The President commented, "I look forward to a positive vote soon by the Senate that will bring this distinguished and scholarly legal mind to the court." Kennedy is not the nominee that progressives would prefer, or would expect to get from a Democratic President. Nor is he the conservative ideologue that Atty. Gen. Edwin Meese III and the President would have preferred--one who would vote on the court to institutionalize by fiat many of the New Right ideas that the President has failed to win in Congress.

Nor is Kennedy simply somewhere in between. He is a respected jurist who will balance the conflicting political forces of left and right and, most likely, rule on the side of good sense. With the court currently split 4-4 after the retirement of Justice Lewis F. Powell Jr., Kennedy will be the pivot jurist. In which direction he will pivot on any particular case is impossible to predict. Based on his record, however, Kennedy will make a sincere effort to be fair and just.

The President of course could have saved himself and others considerable effort and upset by choosing Kennedy in the first place, as many wanted him to do. Instead, he yielded to his old conservative instincts and opted for Judge Robert H. Bork in his first attempt to fill Powell's seat. After a contentious round of hearings, Bork was rejected by the Senate because of his ideological and unorthodox views on the law--not, as his supporters contend, out of some political vendetta. The President's next nominee, Douglas Ginsburg, withdrew himself from consideration after a controversy erupted concerning his admission that he had smoked marijuana as a law student and law professor.

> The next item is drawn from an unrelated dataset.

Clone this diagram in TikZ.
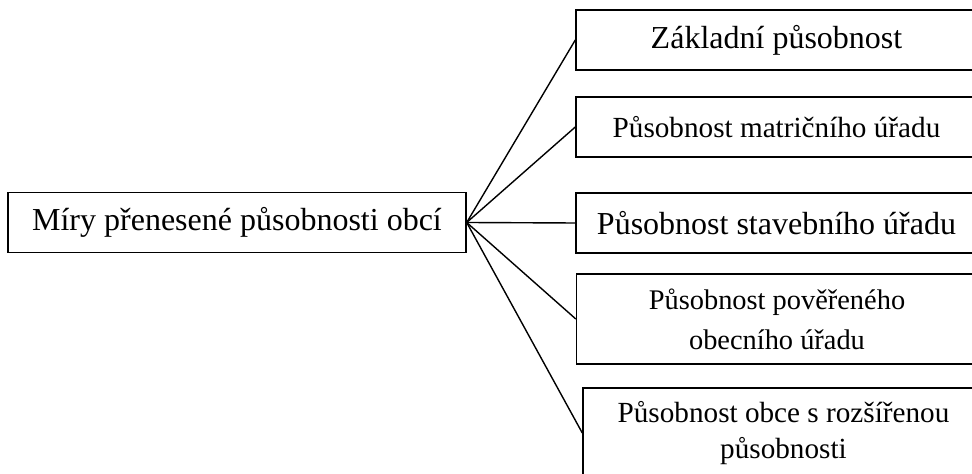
\documentclass[tikz,border=0pt]{standalone}
\usepackage{fontspec}
\setmainfont{Liberation Serif}
\begin{document}
\begin{tikzpicture}[x=0.5pt,y=-0.5pt,line width=0.7pt,
  box/.style={draw,inner sep=0pt,minimum height=30pt,minimum width=200.5pt,align=center},
  big/.style={font=\fontsize{16}{19}\selectfont},
  small/.style={font=\fontsize{14.6}{18}\selectfont}]
\useasboundingbox (0,0) rectangle (972,474);
\clip (0,0) rectangle (972,474);
\node[box,big,minimum width=229pt] (miry) at (237,222.5) {Míry přenesené působnosti obcí};
\node[box,big] (zakladni) at (776.5,40) {Základní působnost};
\node[box,small] (matricni) at (776.5,127) {Působnost matričního úřadu};
\node[box,big] (stavebni) at (776.5,223) {Působnost stavebního úřadu};
\node[box,small,minimum height=45pt,font=\fontsize{14.2}{20}\selectfont] (povereny) at (777,319) {Působnost pověřeného\\obecního úřadu};
\node[box,small,minimum height=45pt] (rozsireny) at (783.5,433) {Působnost obce s rozšířenou\\působnosti};
\foreach \n in {zakladni,matricni,stavebni,povereny,rozsireny}
  \draw (miry.east) -- (\n.west);
\end{tikzpicture}
\end{document}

Everyone breathed a sigh of relief when Reagan finally settled on Kennedy of Sacramento, a member of the 9th Circuit Court of Appeals for the past dozen years. His court record in support of women and minorities is disappointing in respects, as is his personal decision to remain for many years in private clubs that practiced discrimination. He has left those clubs, however, and Judiciary Committee Chairman Joseph R. Biden Jr. (D-Del.) said that he considers Kennedy a person whose views "are still evolving." It is hoped that Kennedy, as one who respects judicial precedent, will not waver as a Supreme Court justice in his total commitment to equal justice for women and minorities. If so, he is bound to bring honor to the court.